Phase I of the study will focus dogs on sniffing for objects from the Fertile Crescent region of modern-day Iraq and Syria, a prime target for cultural heritage looting, in order to find specific target odors. Finding scents linked to illegally looted artifacts could equip customs officers with an advanced tool to help apprehend heritage traffickers and their smuggled cultural property packages at airports and cargo facilities. If successful, additional funding will be sought for on-the-ground testing (Phase II) and, later, for a demonstration program for customs officials in the United States and abroad (Phase III).

“Terrorists, organized crime, and common criminals are destroying archaeological sites on an industrial scale to cash-in on illegal profits,” warns archaeologist Dr.
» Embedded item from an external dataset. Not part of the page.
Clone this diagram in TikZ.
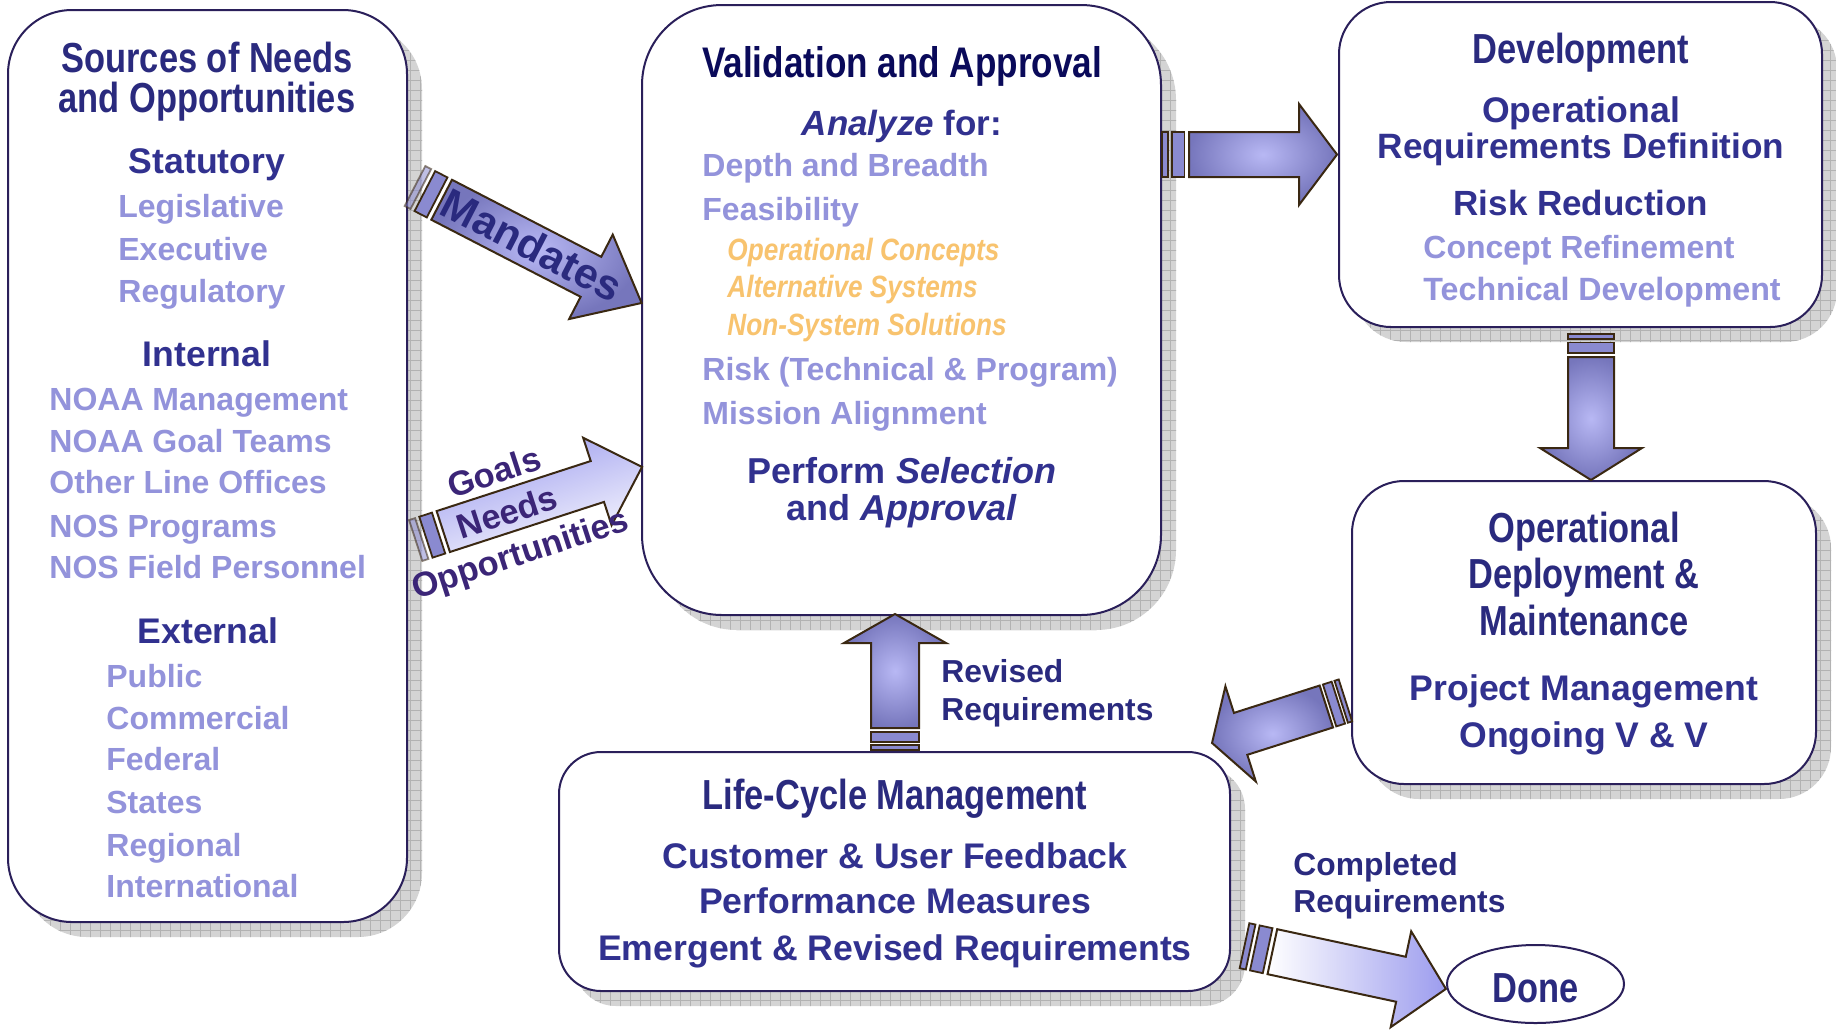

Michael Danti, a principal consultant. “That is why we need to find out if we can train dogs to help.” Danti, who received his PhD in Anthropology from the University of Pennsylvania in 2000, is a Penn Museum Consulting Scholar.

Retired Homeland Security customs officer Domenic DiGiovanni agrees. “Smugglers import stolen heritage into the U.S. by hiding them in packages and crates. Using canines to sniff out illegally dug-up artifacts would help customs officers quickly identify smuggling suspects, who usually falsify import forms when they traffic artifacts, which is a felony.”

Project consultant Peter Herdrich of Cultural Capital Group, LLC notes that this crime is big and spreading. “We now face the daunting task of unscrupulous dealers mailing more and smaller cultural artifacts into the country as a result of growing on-line antiquities and ancient coin sales.”